As quantum computing headlines continue to circulate, Bitcoin developers and security researchers are pushing back on claims that quantum machines are close to breaking Bitcoin’s cryptography. 

Their core argument is that today’s quantum hardware remains dominated by error-correction and stability constraints, and that recent “breakthrough” narratives often mischaracterize what was actually demonstrated.

Current Risk

The near-term concern most often cited is that a sufficiently capable quantum computer could eventually use Shor’s algorithm to undermine the elliptic-curve cryptography behind common digital signature schemes, potentially enabling the theft of funds from exposed public keys. 

But multiple Bitcoin-adjacent researchers and developers emphasize that this is not a “flip the switch” moment and that the practical barrier is not theory, it is engineering.

In one widely shared technical breakdown, Bob McElrath argued that recent claims suggesting small-bit ECC had been “broken” by quantum computation do not demonstrate a real cryptographic break. 

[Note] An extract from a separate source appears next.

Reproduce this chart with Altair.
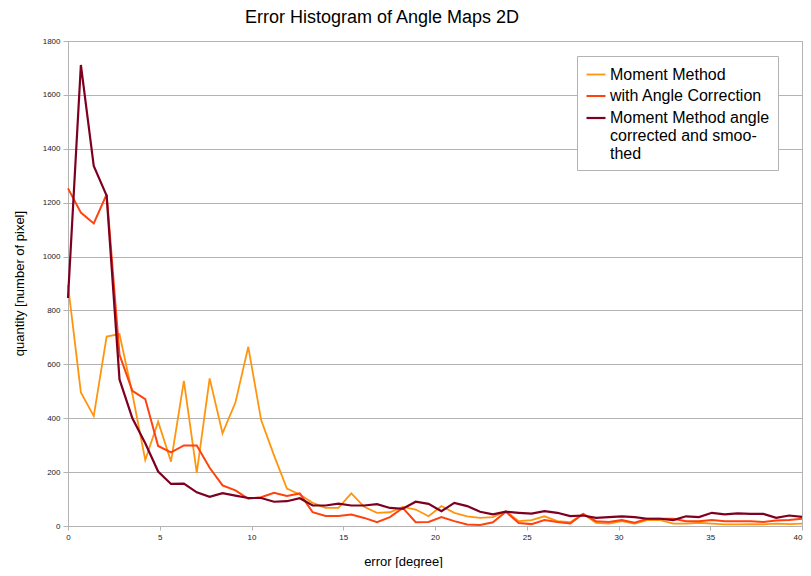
import altair as alt
import pandas as pd

# x positions: 58 histogram bins spread evenly over 0..40 degrees
n_bins = 58
x_max = 40.0
bin_x = [round(i * x_max / (n_bins - 1), 4) for i in range(n_bins)]

series_names = [
    "Moment Method",
    "with Angle Correction",
    "Moment Method angle corrected and smoothed",
]

moment_method = [
    894, 496, 408, 703, 712, 490, 245, 387, 239, 539,
    197, 548, 344, 458, 665, 393, 262, 139, 117, 86,
    67, 67, 121, 71, 49, 51, 71, 61, 36, 74,
    49, 36, 30, 33, 55, 18, 22, 36, 18, 14,
    45, 12, 9, 18, 9, 22, 22, 9, 9, 12,
    9, 6, 6, 7, 6, 9, 7, 9,
]

angle_correction = [
    1253, 1163, 1123, 1231, 635, 502, 471, 297, 273, 299,
    299, 216, 151, 132, 101, 107, 123, 111, 121, 51,
    37, 37, 43, 30, 14, 33, 67, 14, 15, 33,
    18, 6, 4, 14, 53, 11, 7, 22, 15, 9,
    45, 18, 15, 22, 12, 27, 27, 27, 18, 18,
    22, 18, 18, 18, 15, 20, 22, 27,
]

smoothed = [
    846, 1711, 1336, 1226, 544, 400, 307, 202, 156, 157,
    125, 108, 122, 113, 104, 104, 90, 92, 103, 76,
    76, 83, 76, 76, 81, 67, 64, 90, 82, 55,
    86, 74, 53, 43, 53, 49, 46, 55, 49, 37,
    39, 30, 33, 36, 33, 27, 27, 22, 36, 33,
    49, 43, 47, 45, 45, 30, 39, 34,
]

series_colors = ["#ff950e", "#ff420e", "#7e0021"]
series_widths = [1.8, 2.2, 3.0]

rows = []
for name, vals in zip(series_names, [moment_method, angle_correction, smoothed]):
    for x, v in zip(bin_x, vals):
        rows.append({"error": x, "quantity": v, "series": name})
df = pd.DataFrame(rows)

FONT = "Liberation Sans"
GRID = "#b3b3b3"

label_expr = (
    "datum.label == 'Moment Method angle corrected and smoothed' ? "
    "['Moment Method angle', 'corrected and smoo-', 'thed'] : datum.label"
)

chart = (
    alt.Chart(df)
    .mark_line(strokeJoin="miter")
    .encode(
        x=alt.X(
            "error:Q",
            scale=alt.Scale(domain=[0, 40], nice=False, zero=False),
            axis=alt.Axis(
                values=[0, 5, 10, 15, 20, 25, 30, 35, 40],
                grid=False,
                format="d",
                title="error [degree]",
                titleFont=FONT,
                titleFontSize=13,
                titleFontWeight="normal",
                titleColor="#000000",
                titleX=335,
                titleY=29,
                labelFont=FONT,
                labelFontSize=8,
                labelColor="#222222",
                labelPadding=3,
                labelFlush=False,
                labelAlign={
                    "condition": {"test": "datum.value >= 40", "value": "right"},
                    "value": "center",
                },
                domainColor=GRID,
                tickColor=GRID,
                tickSize=4,
            ),
        ),
        y=alt.Y(
            "quantity:Q",
            scale=alt.Scale(domain=[0, 1800], nice=False),
            axis=alt.Axis(
                values=list(range(0, 1801, 200)),
                grid=True,
                gridColor=GRID,
                format="d",
                title="quantity [number of pixel]",
                titleFont=FONT,
                titleFontSize=13,
                titleFontWeight="normal",
                titleColor="#000000",
                titleX=-42,
                titleY=242,
                labelFont=FONT,
                labelFontSize=8,
                labelColor="#222222",
                labelPadding=3,
                domainColor=GRID,
                tickColor=GRID,
                tickSize=5,
            ),
        ),
        color=alt.Color(
            "series:N",
            scale=alt.Scale(domain=series_names, range=series_colors),
            sort=series_names,
            legend=alt.Legend(
                title=None,
                orient="none",
                legendX=509,
                legendY=15,
                labelExpr=label_expr,
                labelFont=FONT,
                labelFontSize=16,
                labelColor="#000000",
                labelLimit=400,
                labelOffset=3,
                symbolType="stroke",
                symbolSize=360,
                symbolStrokeWidth=2.5,
                rowPadding=2.5,
                padding=8,
                strokeColor=GRID,
                fillColor="#ffffff",
            ),
        ),
        strokeWidth=alt.StrokeWidth(
            "series:N",
            scale=alt.Scale(domain=series_names, range=series_widths),
            legend=None,
        ),
    )
    .properties(
        width=734,
        height=485,
        title=alt.Title(
            "Error Histogram of Angle Maps 2D",
            font=FONT,
            fontSize=18,
            fontWeight="normal",
            color="#000000",
            anchor="middle",
            dx=-53,
            offset=10,
        ),
        autosize=alt.AutoSizeParams(type="none"),
        padding={"left": 60, "top": 33, "right": 1, "bottom": 42},
    )
    .configure_view(stroke=GRID, strokeWidth=1)
)

chart.save("out.html", embed_options={"renderer": "svg", "actions": False})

In his view, the “attack” depended on classical pre-processing and effectively hard-coded the private key into the circuit, while the circuit depth was far beyond what real hardware could execute within qubit coherence limits. 

He further stated that the reported output fidelity looked like random noise and that the claimed success rate performed worse than random guessing, making the result indistinguishable from coincidence rather than proof of a scalable method. 

Blockstream CEO Adam Back echoed a similar reality check in multiple posts addressing “quantum FUD,” arguing that much of the public discussion conflates different cryptographic primitives and overstates timelines. 

Back’s posts emphasize that Bitcoin is secured by digital signatures, not encryption as quantum headlines often imply. 

He also states that cryptographically relevant quantum computers (machines capable of reliably running deep, fault-tolerant circuits) are likely decades away, if they are feasible at all.

A key reason cited by both Back and McElrath is that current quantum research remains focused on error correction. 

Much of the work involves keeping fragile qubits coherent long enough to perform basic operations, rather than executing the sustained, fault-tolerant computations required to threaten real-world cryptography.

Mitigation Factors and Network Preparedness

While rejecting short-term panic, researchers still treat quantum as a legitimate long-horizon threat model and describe a pathway that reduces risk without rushing immature cryptography into Bitcoin consensus.

Coinjoined Chris framed the core issue as asymmetric risk: cryptographic mistakes are hard to reverse in a consensus system with near-irreversible state. 

From that perspective, the job is not to “pick a forever post-quantum signature today,” but to (1) reduce exposure immediately using existing best practices, and (2) build an upgrade path that can be activated if external signals materially change. 

The mitigation steps highlighted include avoiding address reuse, minimizing public key exposure until spend, auditing legacy outputs that are unnecessarily exposed, and giving the ecosystem time to coordinate (wallets, exchanges, miners, hardware devices, and users) before any consensus-locked change is required.

Developer Hunter Beast’s thread similarly argues for a staged approach and points to work underway on post-quantum options that lean on hash-based assumptions rather than lattice assumptions. 

He cites SLH-DSA (SPHINCS+) as a conservative candidate and discusses using it alongside existing schemes, rather than abruptly replacing current signature types, so Bitcoin can become “quantum ready” while maintaining hardware acceleration, compatibility, and practical fee economics. 

Beast also highlights that post-quantum signatures are substantially larger than Schnorr signatures and acknowledges that throughput and scaling tradeoffs are real constraints that must be designed around rather than waved away.

Back’s posts align with that strategy in principle: introduce a “quantum-ready” option that can be used as an insurance policy without forcing everyone to pay the cost of large post-quantum signatures prematurely. 

The thrust of the approach, as described in his posts, is to give the network years (potentially a decade or more) to migrate to “quantum-ready” address patterns while continuing to spend normally in the meantime. 

Deprecating older signature paths would only be considered if credible, cryptographically relevant quantum capabilities emerge.

Alongside the technical debate, some Bitcoiners have responded to quantum marketing narratives with satire. 

JAN3 CEO Samson Mow posted a parody “temporal computer” announcement, claiming “timbits,” time travel to buy cheap Bitcoin, and “error correction,” culminating in the punchline that “Bitcoin must adapt to temporal computing in 2026 or it’s all over.”

This satire mirrors what developers say frustrates them most: breathless claims that skip over the hard parts (fault tolerance, error correction, deep circuits, coherent runtime) and jump straight to dramatic conclusions about Bitcoin collapsing on an arbitrary near-term deadline.

In the more sober framing offered across these threads, the practical story is less dramatic: quantum risk does not arrive as a jump scare. 

Current efforts are focused on incremental exposure reduction, conservative cryptographic research, and designing upgrade paths that can be activated deliberately if needed. 

Developers have emphasized avoiding the premature inclusion of unproven cryptographic schemes into Bitcoin’s consensus rules.